I don't think that mentioning "where they rely on the implementation of the new ``str`` methods" is worth it. The spec can leave this part to the implementation.
Motivating examples from the Python standard library ====================================================
The examples below demonstrate how the proposed methods can make code one or more of the following: (...)
IMO there are too many examples. For example, refactor.py and c_annotations.py are more or less the same. Just keep refactor.py. Overall, 2 or 3 examples should be enough.
Allow multiple prefixes -----------------------
Some users discussed the desire to be able to remove multiple prefixes, calling, for example, ``s.cutprefix('From: ', 'CC: ')``. However, this adds ambiguity about the order in which the prefixes are removed, especially in cases like ``s.cutprefix('Foo', 'FooBar')``. After this proposal, this can be spelled explicitly as ``s.cutprefix('Foo').cutprefix('FooBar')``.
I like the ability to specify multiple prefixes or suffixes. If the order is an issue, only allow tuple and list types and you're done. I don't see how disallowing s.cutprefix(('Foo', 'FooBar')) but allowing s.cutprefix('Foo').cutprefix('FooBar') prevents any risk of mistake. I'm sure that there are many use cases for cutsuffix() accepting multiple suffixes. IMO it makes the method even more attractive and efficient. Example to remove newline suffix (Dos, Unix and macOS newlines): line.cutsuffix(("\r\n", "\n", "\r")). It's not ambitious: "\r\n" is tested first explicitly, then "\r".
Remove multiple copies of a prefix ----------------------------------
This is the behavior that would be consistent with the aforementioned expansion of the ``lstrip/rstrip`` API -- repeatedly applying the function until the argument is unchanged. This behavior is attainable from the proposed behavior via the following::
>>> s = 'foo' * 100 + 'bar' >>> while s != (s := s.cutprefix("foo")): pass >>> s 'bar'
Well, even if it's less efficient, I think that I would prefer to write: while s.endswith("\n"): s = s.cutsuffix("\n") ... especially because the specification doesn't (currently) require to return the string unmodified if it doesn't end with the suffix...

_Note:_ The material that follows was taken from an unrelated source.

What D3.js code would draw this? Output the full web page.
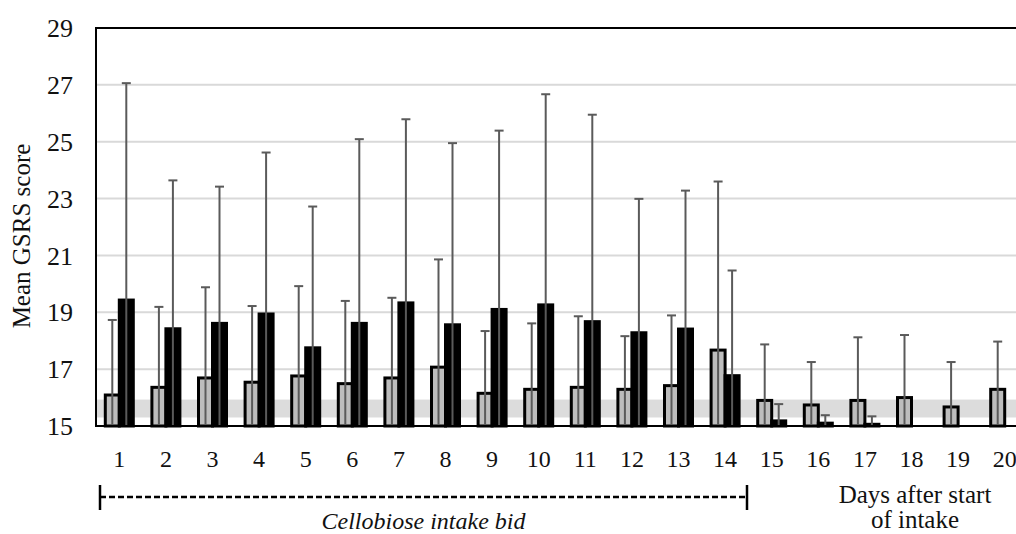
<!DOCTYPE html>
<html lang="en">
<head>
  <meta charset="UTF-8">
  <title>Mean GSRS score</title>
  <script src="https://d3js.org/d3.v7.min.js"></script>
  <style>
    body { margin: 0; background: #fff; }
    svg { display: block; font-family: "Liberation Serif", "DejaVu Serif", serif; }
    .tick-label { font-size: 26px; fill: #111; }
    .note { font-size: 25px; fill: #111; }
  </style>
</head>
<body>
  <svg width="1016" height="534"></svg>

  <script>
    const days = d3.range(1, 21);
    // grey bars (mean and SD)
    const greyMean = [16.09, 16.36, 16.69, 16.54, 16.76, 16.49, 16.69, 17.07, 16.15, 16.29,
                      16.36, 16.29, 16.42, 17.67, 15.90, 15.74, 15.90, 16.00, 15.67, 16.29];
    const greySd   = [2.64, 2.83, 3.19, 2.68, 3.16, 2.91, 2.82, 3.79, 2.19, 2.32,
                      2.50, 1.87, 2.47, 5.93, 1.97, 1.51, 2.22, 2.20, 1.58, 1.68];
    // black bars (mean and SD)
    const blackMean = [19.43, 18.42, 18.61, 18.94, 17.75, 18.61, 19.33, 18.56, 19.10, 19.26,
                       18.67, 18.28, 18.41, 16.77, 15.18, 15.10, 15.06, null, null, null];
    const blackSd   = [7.63, 5.22, 4.81, 5.68, 4.97, 6.48, 6.46, 6.39, 6.29, 7.41,
                       7.28, 4.71, 4.87, 3.70, 0.59, 0.28, 0.28, null, null, null];
    const yTicks = [15, 17, 19, 21, 23, 25, 27, 29];
    const band = [15.3, 15.93];

    const svg = d3.select("svg");
    const pLeft = 96, pTop = 28, pBottom = 426, pRight = 1028;

    const x = d3.scaleBand().domain(days).range([pLeft, pRight]);
    const inner = d3.scaleBand().domain(["grey", "black"]).range([x.bandwidth() / 2 - 14, x.bandwidth() / 2 + 14]);
    const y = d3.scaleLinear().domain([15, 29]).range([pBottom, pTop]);

    const rows = [];
    days.forEach((d, i) => {
      rows.push({ day: d, s: "grey", mean: greyMean[i], sd: greySd[i] });
      if (blackMean[i] != null) rows.push({ day: d, s: "black", mean: blackMean[i], sd: blackSd[i] });
    });

    // grey reference band
    svg.append("rect")
      .attr("x", pLeft).attr("width", pRight - pLeft)
      .attr("y", y(band[1])).attr("height", y(band[0]) - y(band[1]))
      .attr("fill", "#dcdcdc");

    // gridlines
    svg.append("g").selectAll("line")
      .data(yTicks.filter(t => t > 15 && t < 29))
      .join("line")
      .attr("x1", pLeft).attr("x2", pRight)
      .attr("y1", d => y(d)).attr("y2", d => y(d))
      .attr("stroke", "#d9d9d9").attr("stroke-width", 2);

    // bars
    svg.append("g").selectAll("rect")
      .data(rows)
      .join("rect")
      .attr("x", d => x(d.day) + inner(d.s))
      .attr("width", inner.bandwidth())
      .attr("y", d => y(d.mean))
      .attr("height", d => y(15) - y(d.mean))
      .attr("fill", d => d.s === "grey" ? "#bdbdbd" : "#000")
      .attr("stroke", "#000").attr("stroke-width", 3);

    // error bars
    const eb = svg.append("g").attr("stroke", "#5a5a5a").attr("stroke-width", 2);
    const cx = d => x(d.day) + inner(d.s) + inner.bandwidth() / 2;
    eb.selectAll("line.v").data(rows).join("line").attr("class", "v")
      .attr("x1", cx).attr("x2", cx)
      .attr("y1", d => y(d.mean + d.sd))
      .attr("y2", d => y(Math.max(15, d.mean - d.sd)));
    eb.selectAll("line.c").data(rows).join("line").attr("class", "c")
      .attr("x1", d => cx(d) - 4.5).attr("x2", d => cx(d) + 4.5)
      .attr("y1", d => y(d.mean + d.sd)).attr("y2", d => y(d.mean + d.sd));

    // frame
    svg.append("path")
      .attr("d", `M${pRight},${pTop}H${pLeft}V${pBottom}H${pRight}`)
      .attr("fill", "none").attr("stroke", "#000").attr("stroke-width", 2);

    // y labels
    svg.append("g").selectAll("text")
      .data(yTicks)
      .join("text")
      .attr("class", "tick-label")
      .attr("x", 73).attr("y", d => y(d))
      .attr("dy", "0.35em")
      .attr("text-anchor", "end")
      .text(d => d);

    svg.append("text")
      .attr("class", "note")
      .attr("transform", "translate(30,236) rotate(-90)")
      .attr("text-anchor", "middle")
      .text("Mean GSRS score");

    // x labels
    svg.append("g").selectAll("text")
      .data(days)
      .join("text")
      .attr("class", "tick-label")
      .style("font-size", "24px")
      .attr("x", d => x(d) + x.bandwidth() / 2)
      .attr("y", 467)
      .attr("text-anchor", "middle")
      .text(d => d);

    // intake period bracket
    const x0 = 100, x1 = 747;
    svg.append("line")
      .attr("x1", x0).attr("x2", x1).attr("y1", 497).attr("y2", 497)
      .attr("stroke", "#000").attr("stroke-width", 2.5).attr("stroke-dasharray", "6,3");
    svg.append("g").selectAll("line")
      .data([x0, x1])
      .join("line")
      .attr("x1", d => d).attr("x2", d => d)
      .attr("y1", 485).attr("y2", 510)
      .attr("stroke", "#000").attr("stroke-width", 2.5);

    svg.append("text")
      .attr("class", "note")
      .style("font-size", "24px")
      .attr("x", (x0 + x1) / 2).attr("y", 529)
      .attr("text-anchor", "middle")
      .style("font-style", "italic")
      .text("Cellobiose intake bid");

    svg.append("text")
      .attr("class", "note")
      .attr("x", 915).attr("y", 503)
      .attr("text-anchor", "middle")
      .text("Days after start");
    svg.append("text")
      .attr("class", "note")
      .attr("x", 915).attr("y", 528)
      .attr("text-anchor", "middle")
      .text("of intake");
  </script>
</body>
</html>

Raising an exception when not found -----------------------------------
There was a suggestion that ``s.cutprefix(pre)`` should raise an exception if ``not s.startswith(pre)``. However, this does not match with the behavior and feel of other string methods. There could be ``required=False`` keyword added, but this violates the KISS principle.
You may add that it makes cutprefix() and cutsuffix() methods consistent with the strip() functions family. "abc".strip() doesn't raise. startswith() and endswith() methods can be used to explicitly raise an exception if there is no match. Victor -- Night gathers, and now my watch begins. It shall not end until my death.